First off, there's a pretty big gap between this, and the Burgundy disc in terms of its cutting potential. This pad is also extremely sensitive to lubricant viscosity, in regards to the cut and finish it can offer… The most I've actually ever seen. With Optimum Polish II (Which has more of a 'gel' consistency), it cuts similarly to Buff & Shine / Chemical Guy's White closed-cell medium-polishing pad, and surprisingly finishes even better than a black or red open-cell foam finishing pad with this polish… With Scholl Concepts S30+ it finished pretty well, but demonstrated little more cut than the black finishing pad; notably less than a B&S / CG's Blue closed-cell light-polishing pad, with the same product on the same paint, even. With S17+ it cuts about like a B&S Blue, but the finish isn't quite as good. With M205, it cuts kind of like a Lake Country White open-cell pad, but finishes with a lot more micro-marring on soft paint than I would expect. With M210, Meguiar's actually says this pad finishes better on soft paint than their Black finishing pad… Given the strange behavior of this pad, I can actually believe that, though I have yet to try that particular combo…

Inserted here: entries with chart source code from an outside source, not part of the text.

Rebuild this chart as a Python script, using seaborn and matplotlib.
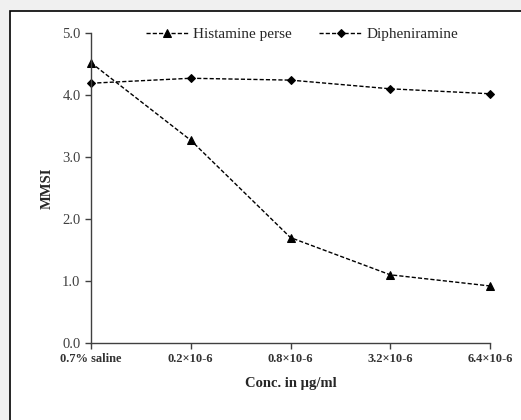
import pandas as pd
import matplotlib.pyplot as plt
import seaborn as sns
from matplotlib.patches import Rectangle

# data
conc_labels = ['0.7% saline', '0.2×10-6', '0.8×10-6', '3.2×10-6', '6.4×10-6']
histamine = [4.52, 3.27, 1.70, 1.10, 0.92]
dipheniramine = [4.19, 4.27, 4.24, 4.10, 4.02]

df = pd.DataFrame({
    'pos': list(range(len(conc_labels))) * 2,
    'MMSI': histamine + dipheniramine,
    'series': ['Histamine perse'] * 5 + ['Dipheniramine'] * 5,
})

sns.set_style('white')
plt.rcParams['font.family'] = ['Liberation Serif', 'DejaVu Serif']

fig = plt.figure(figsize=(5.21, 4.2), dpi=100, facecolor='#f0f0f0')
fig.patches.append(Rectangle((10 / 521, -0.1), 1.2, 1 - 11 / 420 + 0.1,
                             transform=fig.transFigure, facecolor='white',
                             edgecolor='black', linewidth=1.2, zorder=-10))
ax = fig.add_axes([91 / 521, 1 - 343 / 420, (490 - 91) / 521, (343 - 33) / 420])
ax.set_zorder(5)
ax.set_facecolor('white')

sns.lineplot(data=df, x='pos', y='MMSI', hue='series', style='series',
             markers={'Histamine perse': '^', 'Dipheniramine': 'D'},
             dashes={'Histamine perse': (3, 1.5), 'Dipheniramine': (3, 1.5)},
             palette={'Histamine perse': 'black', 'Dipheniramine': 'black'},
             markersize=6, linewidth=1, markeredgecolor='black', ax=ax)
for ln in ax.lines:
    ln.set_clip_on(False)
    if ln.get_marker() == 'D':
        ln.set_markersize(4.5)

ax.set_xlim(0, 4)
ax.set_ylim(0, 5)
ax.set_xticks(range(len(conc_labels)))
ax.set_xticklabels(conc_labels, fontsize=9, fontweight='semibold', color='#333333')
ax.set_yticks([0, 1, 2, 3, 4, 5])
ax.set_yticklabels([f'{v:.1f}' for v in [0, 1, 2, 3, 4, 5]], fontsize=10.5,
                   color='#404040')
ax.tick_params(axis='both', direction='out', length=4, width=1, color='#404040',
               bottom=True, left=True)
for s in ['top', 'right']:
    ax.spines[s].set_visible(False)
for s in ['left', 'bottom']:
    ax.spines[s].set_color('#404040')
    ax.spines[s].set_linewidth(1)

ax.set_xlabel('Conc. in µg/ml', fontsize=10.5, fontweight='bold', labelpad=8)
ax.set_ylabel('MMSI', fontsize=10.5, fontweight='bold', labelpad=6)

handles, labels = ax.get_legend_handles_labels()
ax.legend(handles, labels, loc='center', bbox_to_anchor=(302 / 521, 1 - 34 / 420),
          bbox_transform=fig.transFigure, ncol=2, frameon=False, fontsize=11,
          handlelength=2.8, columnspacing=1.8, handletextpad=0.3)

fig.savefig('out.png', dpi=100, facecolor=fig.get_facecolor())
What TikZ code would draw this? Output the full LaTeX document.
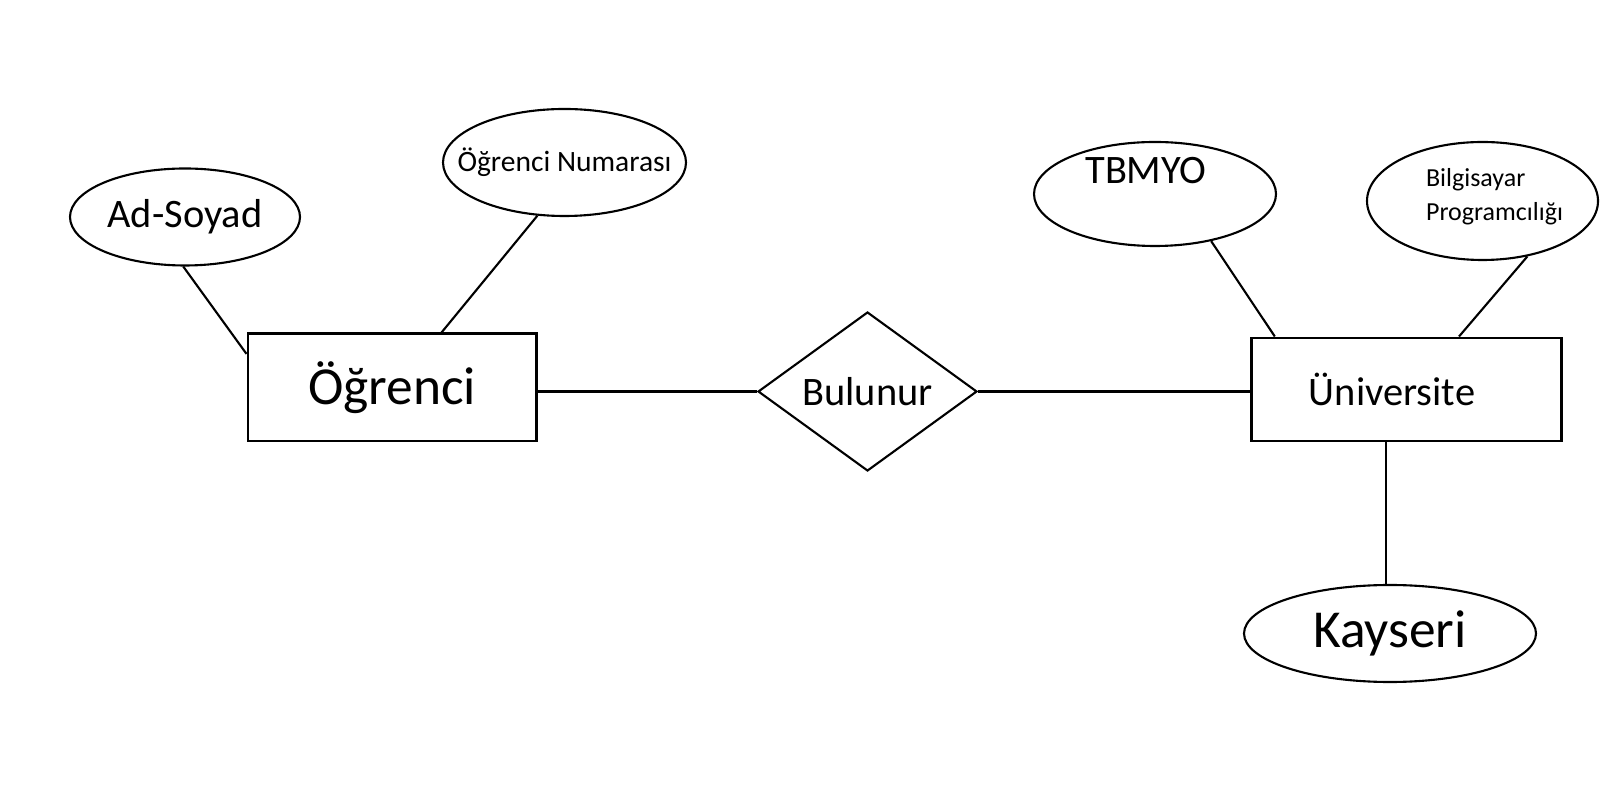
\documentclass[tikz,border=0pt]{standalone}
\usepackage{fontspec}
\setmainfont{Carlito}
\usetikzlibrary{shapes.geometric}

\begin{document}
\begin{tikzpicture}[
		entity/.style={draw, rectangle, line width=0.85pt, inner sep=0pt},
		relation/.style={draw, diamond, line width=0.6pt, inner sep=1pt, aspect=1.38},
		attribute/.style={draw, ellipse, line width=0.6pt, inner sep=0pt},
		link/.style={line width=0.6pt},
		big/.style={font=\fontsize{15.2}{18}\selectfont},
		mid/.style={font=\fontsize{11.5}{14}\selectfont},
		small/.style={font=\fontsize{8.4}{10}\selectfont}]
		\useasboundingbox (0, 0) rectangle (16, 7.94);
		
		% entities and relation
		\node[entity, big, minimum width=2.88cm, minimum height=1.07cm] (ogrenci) at (3.92, 4.065) {Öğrenci};
		\node[relation, mid, minimum width=2.19cm, minimum height=1.59cm] (bulunur) at (8.675, 4.025) {Bulunur};
		\node[entity, minimum width=3.10cm, minimum height=1.03cm,
			label={[mid, xshift=-0.14cm]center:Üniversite}] (universite) at (14.06, 4.045) {};
		
		% attributes
		\node[attribute, mid, minimum width=2.30cm, minimum height=0.97cm] (adsoyad) at (1.85, 5.77) {Ad-Soyad};
		\node[attribute, small, inner xsep=-8pt, minimum width=2.43cm, minimum height=1.07cm] (numara) at (5.645, 6.315) {Öğrenci Numarası};
		\node[attribute, minimum width=2.42cm, minimum height=1.04cm,
			label={[mid, xshift=-0.09cm, yshift=0.235cm]center:TBMYO}] (tbmyo) at (11.55, 6.00) {};
		\node[attribute, minimum width=2.31cm, minimum height=1.18cm,
			label={[font=\fontsize{7.4}{9.6}\selectfont, align=left, xshift=0.12cm, yshift=0.04cm]center:Bilgisayar\\Programcılığı}] (bilgisayar) at (14.825, 5.93) {};
		\node[attribute, big, minimum width=2.92cm, minimum height=0.97cm] (kayseri) at (13.90, 1.605) {Kayseri};
		
		% connections
		\draw[link] (adsoyad.268) -- (ogrenci.167);
		\draw[link] (numara.243) -- (ogrenci.48.7);
		\draw[link] (bulunur.west -| ogrenci.east) -- (bulunur.west);
		\draw[link] (bulunur.east) -- (bulunur.east -| universite.west);
		\draw[link] (tbmyo.320) -- (universite.158);
		\draw[link] (bilgisayar.309) -- (universite.45.3);
		\draw[link] (kayseri.95 |- universite.south) -- (kayseri.95);
		
	\end{tikzpicture}
\end{document}
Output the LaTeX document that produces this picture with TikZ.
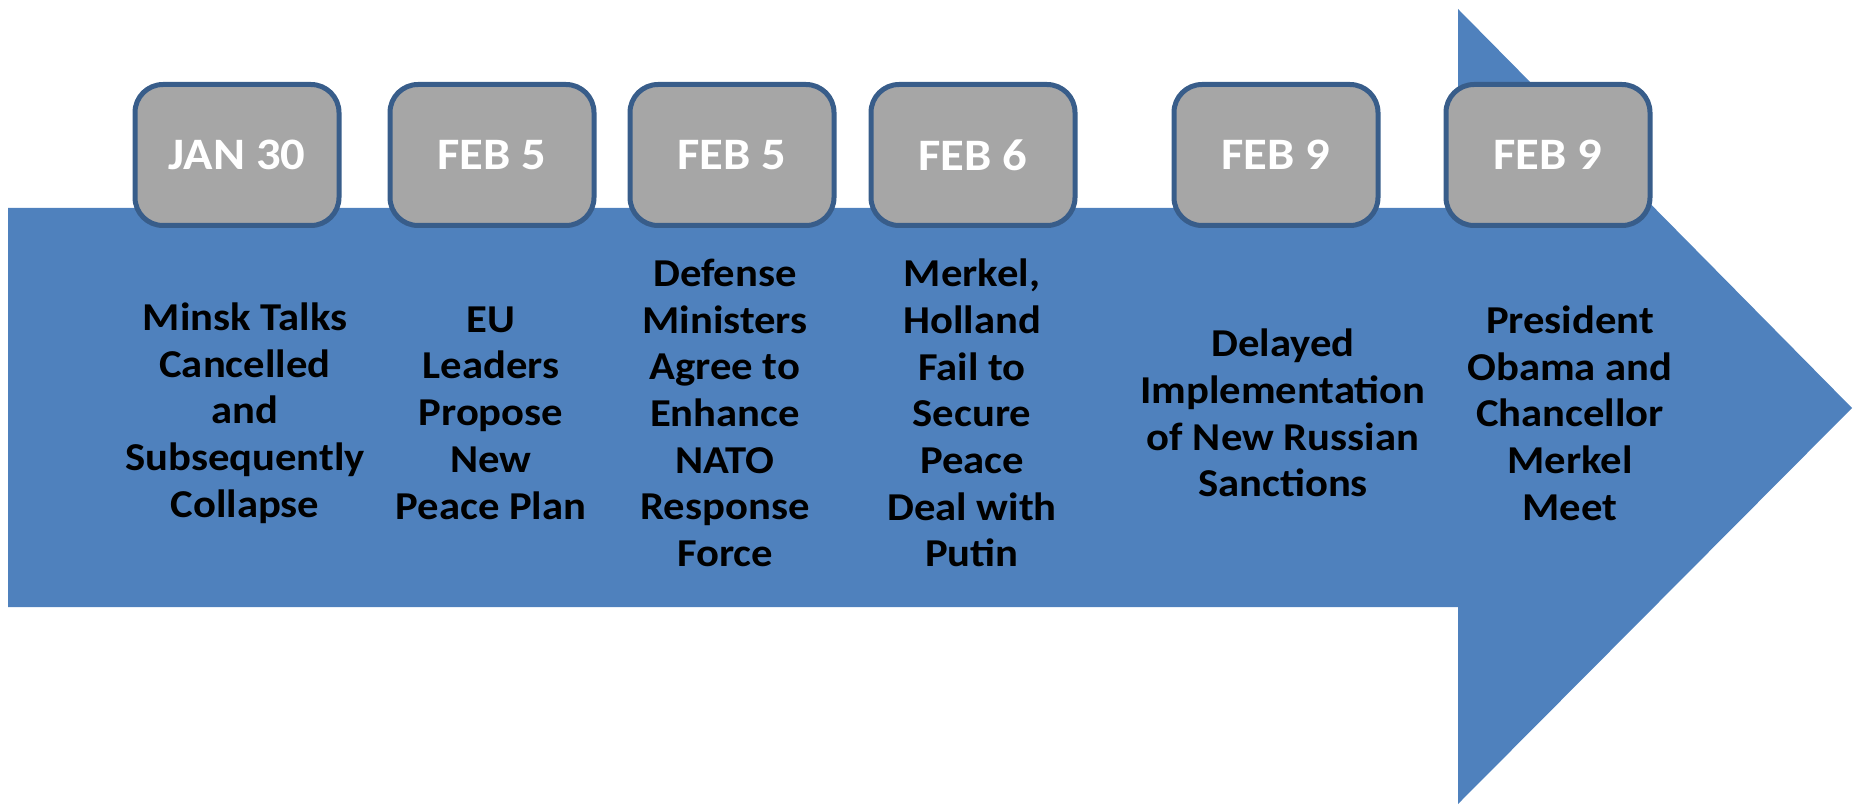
\documentclass[tikz,border=0pt]{standalone}
\usepackage{fontspec}
\setmainfont{Carlito}[FakeStretch=1.08]

\definecolor{arrowblue}{HTML}{4F81BD}
\definecolor{boxgray}{HTML}{A6A6A6}
\definecolor{boxedge}{HTML}{385D8A}

\begin{document}
\begin{tikzpicture}[x=1pt,y=-1pt,
    datebox/.style={draw=boxedge, line width=5pt, fill=boxgray, rounded corners=28pt,
      minimum width=204pt, minimum height=141pt, inner sep=0pt,
      text=white, font=\fontsize{45}{50}\selectfont\bfseries},
    event/.style={align=center, inner sep=0pt,
      font=\fontsize{39.5}{46.7}\selectfont\bfseries}]
  \useasboundingbox (0,0) rectangle (1853,805);

  % big arrow
  \fill[arrowblue] (8,208) -- (1458,208) -- (1458,9) -- (1852,408)
    -- (1458,804) -- (1458,607) -- (8,607) -- cycle;

  % dates
  \node[datebox] (d1) at (237,155) {JAN 30};
  \node[datebox] (d2) at (492,155) {FEB 5};
  \node[datebox] (d3) at (732,155) {FEB 5};
  \node[datebox] (d4) at (973,155) {FEB 6};
  \node[datebox] (d5) at (1276,155) {FEB 9};
  \node[datebox] (d6) at (1548,155) {FEB 9};

  % events
  \node[event] (e1) at (245,413) {Minsk Talks\\Cancelled\\and\\Subsequently\\Collapse};
  \node[event] (e2) at (491,413) {EU\\Leaders\\Propose\\New\\Peace Plan};
  \node[event] (e3) at (725,413) {Defense\\Ministers\\Agree to\\Enhance\\NATO\\Response\\Force};
  \node[event] (e4) at (972,413) {Merkel,\\Holland\\Fail to\\Secure\\Peace\\Deal with\\Putin};
  \node[event] (e5) at (1283,413) {Delayed\\Implementation\\of New Russian\\Sanctions};
  \node[event] (e6) at (1570,413) {President\\Obama and\\Chancellor\\Merkel\\Meet};
\end{tikzpicture}
\end{document}
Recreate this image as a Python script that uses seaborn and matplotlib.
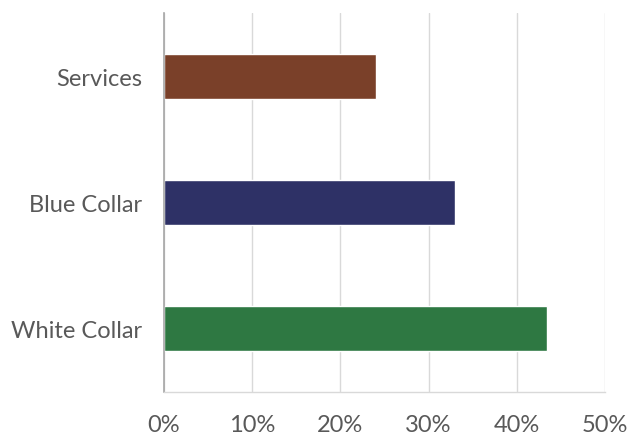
import matplotlib
matplotlib.use("Agg")
import matplotlib.pyplot as plt
import seaborn as sns
import pandas as pd
from matplotlib.ticker import FuncFormatter

categories = ["Services", "Blue Collar", "White Collar"]
values = [24.0, 33.0, 43.4]
colors = ["#7A4029", "#2E3166", "#2E7842"]
xticks = [0, 10, 20, 30, 40, 50]

sns.set_theme(style="white")
plt.rcParams["font.family"] = ["Lato", "DejaVu Sans"]

df = pd.DataFrame({"category": categories, "value": values})

fig = plt.figure(figsize=(6.31, 4.35), dpi=100)
ax = fig.add_axes([164 / 631, 1 - 392.6 / 435, (605 - 164) / 631, (392.6 - 14) / 435])

sns.barplot(data=df, y="category", x="value", hue="category", palette=colors,
            orient="h", width=0.355, legend=False, ax=ax, saturation=1)

ax.set_xlim(0, 50)
ax.set_ylim(2.5, -0.5)
ax.set_xticks(xticks)
ax.xaxis.set_major_formatter(FuncFormatter(lambda v, p: f"{v:.0f}%"))
ax.grid(axis="x", color="#D9D9D9", linewidth=1.0)
ax.set_axisbelow(True)
ax.set_xlabel("")
ax.set_ylabel("")
for s in ["top", "right"]:
    ax.spines[s].set_visible(False)
ax.spines["left"].set_color("#A6A6A6")
ax.spines["left"].set_linewidth(1.2)
ax.spines["bottom"].set_color("#D9D9D9")
ax.spines["bottom"].set_linewidth(1.0)
ax.tick_params(axis="both", length=0, labelsize=17, colors="#595959", pad=16)

fig.savefig("out.png", dpi=100)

_[Meg's Yellow Disc + M205 in Action]_​
If you pair this pad with the right product, like OP-II, it's a great pad. With the wrong product, you'll find other medium-light polishing pads much more effective. You'll just have to experiment with the products you prefer, if they are not listed here, and see how it works for you…

*The Black Disc*​
Open-cell black foam finishing pads are typically 'much of a muchness'; whether you buy from Buff & Shine, Lake Country, Scholl Concepts, etc, you kind of know what you're getting… A very soft pad, with very little cut, that absorbs polish just a little too quickly (At least if you're using a closed-cell pad, like a Lake Country Crimson Hydro-Tech as comparison.)… They aren't all exactly the same foam, but nuance separates them. To my surprise, the Meg's DA Black Foam Finishing Disc is probably the best of these open-cell black pads I have tried.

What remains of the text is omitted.